Too many people out there think that unless the lens is white or comes with a "red stripe" it is not worth owning. I do not believe that. Canon has several non-"L" lenses out there that are fantastic and some are even EF-s, the HORROR!!! 

Do yourself a favor, get some 1/16' tomato red 3m stripe and put a band over the gold stripe at the end of the lens. That way no one will complain or even care to comment... 

D


----------



## swampler (Aug 24, 2012)

Have you compared the 70-200 + 1.4x TC against the 70-300. With the TC, I no longer find a use for the 70-300.



Richard8971 said:


> The 70-300 IS USM is a great lens. Is it an "L" lens? No, but it doesn't have to be. I have done sharpness comparisons between the 70-200 f4L and the 70-300 IS USM at 200mm and they are both amazing. The 300 loses a _little_ detail but it is worth it for the extra reach. I will never sell mine. I still use it and will continue to do so. It is worth every penny spent. It's a great lens in the EF line-up.
> 
> Too many people out there think that unless the lens is white or comes with a "red stripe" it is not worth owning. I do not believe that. Canon has several non-"L" lenses out there that are fantastic and some are even EF-s, the HORROR!!!
> 
> ...


----------



## BobSanderson (Aug 24, 2012)

The lesson for me is that you need to do a fair evaluation without some instant L snobbery or blindness. I love my L lenses especially the Canon EF 500mm f/4L IS USM, Canon EF 135mm f/2.0L and the Canon EF 17-40mm f/4L (another lens that is slammed regularly here). But I also very much like my 50mm f/1.4 which does not get a fair evaluation here either. It is a real wonder.

The Canon EF 70-300mm f/4-5.6 IS should really be in the mix when you consider that its IS cousin the Canon EF 70-200mm f/4L IS is twice the price and that is without adding in the Canon Extender EF 1.4x III to match the reach. The cost of the extender alone is equal to the cost of the Canon EF 70-300mm f/4-5.6 IS.
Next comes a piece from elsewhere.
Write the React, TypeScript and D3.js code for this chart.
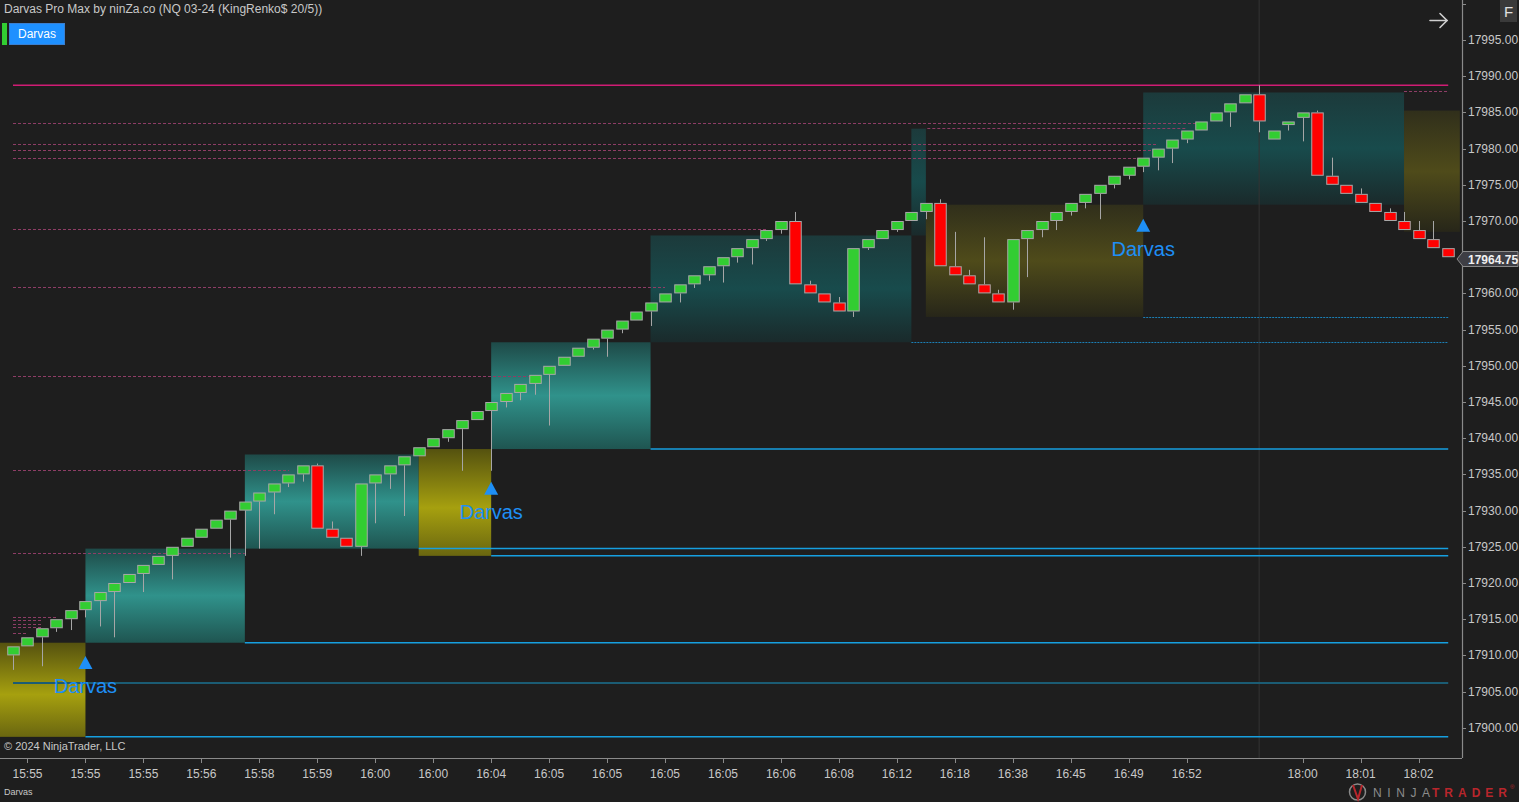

To do the very finest professional work the L may in fact be the only option. The reviews of the L lenses would agree with this. But for the rest of us where cost is a factor that may deter us from buying other desired photo goodies then maybe the non-L is worth a real look. You can produce some beautiful images and excellent enlargements at a very reasonable cost with a non-L too.


----------



## Richard8971 (Aug 25, 2012)

swampler said:


> Have you compared the 70-200 + 1.4x TC against the 70-300. With the TC, I no longer find a use for the 70-300.
> 
> 
> 
> ...



Hmmm, why not just dump the 200 and go for the 400L prime or 600L prime? The 1.4 tele works best on the 70-200 2.8L as the 4L can loose some AF speed in darker shooting areas. You are now looking at almost 3 grand for that setup or about $2600.00 for the 70-300 f4L setup. The 70-300 IS USM is $650.00. It is a VERY affordable lens that delivers excellent quality for a third the price.

Not everyone can afford "L" lenses nor should they be pressured into thinking that the equipment that they can afford "sucks" because it is not the "best of the best". Each camera body and each lens serves a purpose and they do the job for which they were designed. 

This thread was "show your love for the 70-300", not "Hey, this lens sucks, what would you use instead?" Let's get back to the original post.

D


----------



## swampler (Aug 25, 2012)

Richard8971 said:


> This thread was "show your love for the 70-300", not "Hey, this lens sucks, what would you use instead?" Let's get back to the original post.
> 
> D


I actually like the 70-300, I got the 70-200 for sports, then with the TC, I just find that I don't use the 70-300 anymore. Since the person I responded to had both lenses, I merely asked a question. Not sure how you got "Hey, this lens sucks" from my post.


----------